La Historia de la Literatura (mayúscula, repleta de muertes acumuladas), nos dice que el hombre jamás logró la trascendencia sin ser héroe. Y aquí, en el territorio de las Islas, Stanton, Anderson, Elbosco, Tadeo, y otros más, amputan sus identidades en el furor de una conjetura paranoica que los convierte en carnales hasta deshacerlos en la nada misma que ofrece la destrucción absoluta. Ahora: ¿la decadencia de la carne es equivalente a la abolición de las palabras? ¿Enunciar lo indecible es una forma de conjurar con la muerte? Esta novela cruza el abismo de la destrucción absoluta, va y regresa, apuñala y acaricia, hace un guiño triste desde el fondo más oscuro de la pesadilla

La evolución de la lectura en Mi pequeña guerra inútil es producto de la tensión en cierta lógica de la cadena mecánica rota, por la que la rueda de la locura queda girando sin más tracción que su propio delirio. Hasta que se detiene. Pero se detiene, y ahí la fórmula de la desmemoria, para la relectura. Es posible que esta sea una novela circular fallida. O mejor: de manera gráfica, una novela al estilo de la Banda de Moebius, donde se vuelve a pasar por el mismo punto pero llegando desde otro lugar. Rémora del espacio topológico no euclidiano en el que trabajaba Lacan, enfermo, ya mudo, bocetando dibujos en un pizarrón. La novela del loco (o la novela de la mayor locura humana, que es la guerra), trae el recuerdo de cómo comienza La cartuja de Parma de Stendhal. Se trata de una gran descripción del combate, pero desde el lugar donde lo que se observa y sufre el que narra, no hace sentido. Nunca se encuentra al enemigo, ni una lógica de las deflagraciones ni del movimiento de tropas. Y más: a las tropas no se las puede ver en su totalidad. En eso plantea el límite de la literatura. Cuestión que después quiere zanjar el cine (y en alguna medida la pintura, por ejemplo, Cándido López retratando la infame Guerra del Paraguay): en Kagemusha, la sombra del guerrero, de Kurosawa, aparece constante un plano abierto donde los soldados hacen de hormigas (la referencia no es inocente), incluso los jinetes llevan un palo amarrado a la montura, y sobre él, banderas de color para identificarse. Existe allí cierta inocencia infantil en el acto de jugar con soldaditos de plomo. En esta pequeña guerra inútil que nunca termina (como no termina el discurso, como no termina la forma de sufrir del cuerpo humano, porque tener consciencia de la muerte ya es una forma de empezar a sufrir), todo se hace evanescente, capaz de repetir esa imposibilidad de transferencia del dolor.

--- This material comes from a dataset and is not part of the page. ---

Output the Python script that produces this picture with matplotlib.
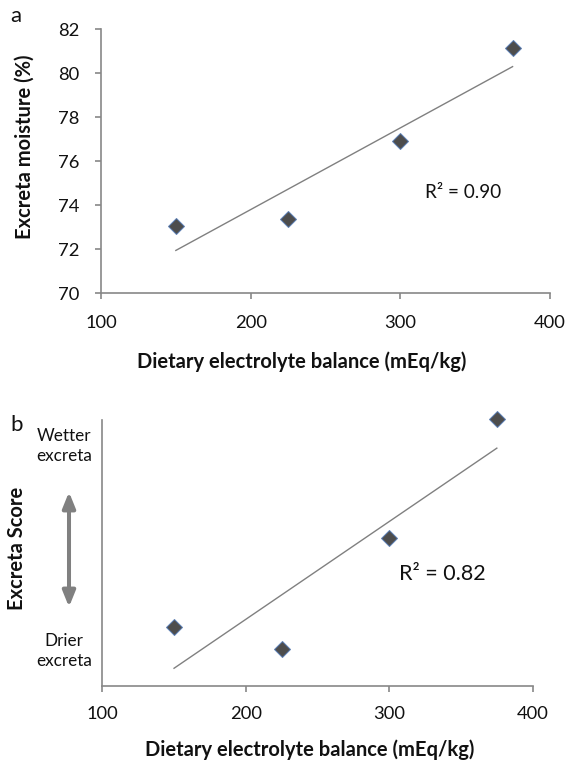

En esa línea que el tiempo delimita como pasado, esta es la quinta novela de Pablo Farrés. Es también un hito de su construcción fantástica: precede la secuencia de una nueva edición de las mismas entreveradas con otros objetos de su ocupación constante, algo que podemos definir como Narración Extrema, especie de fórmula sin ataduras, donde ideas y recursos desatan las tormentas de una puesta en duda constante sobre la materia de la escritura.

Pero, ¿es el domino del lector un ámbito de sueño oscuro y aterrador? Esta experiencia insólita nos brinda una salida al mar de la infamia más revulsiva e inquietante. ¿Cuándo perdimos el idioma de los argentinos a manos de una guerra lejana? ¿Cuándo perdimos la infancia entre saliva y gritos desaforados que nadie pudo registrar? El campo no es santo, los muertos escapan a la tierra, y el estilo es el abandono desprolijo de todos los temores que revocan al perjuro. Inauguramos la temporada de caza: Farrés, como animal salvaje, ha regresado.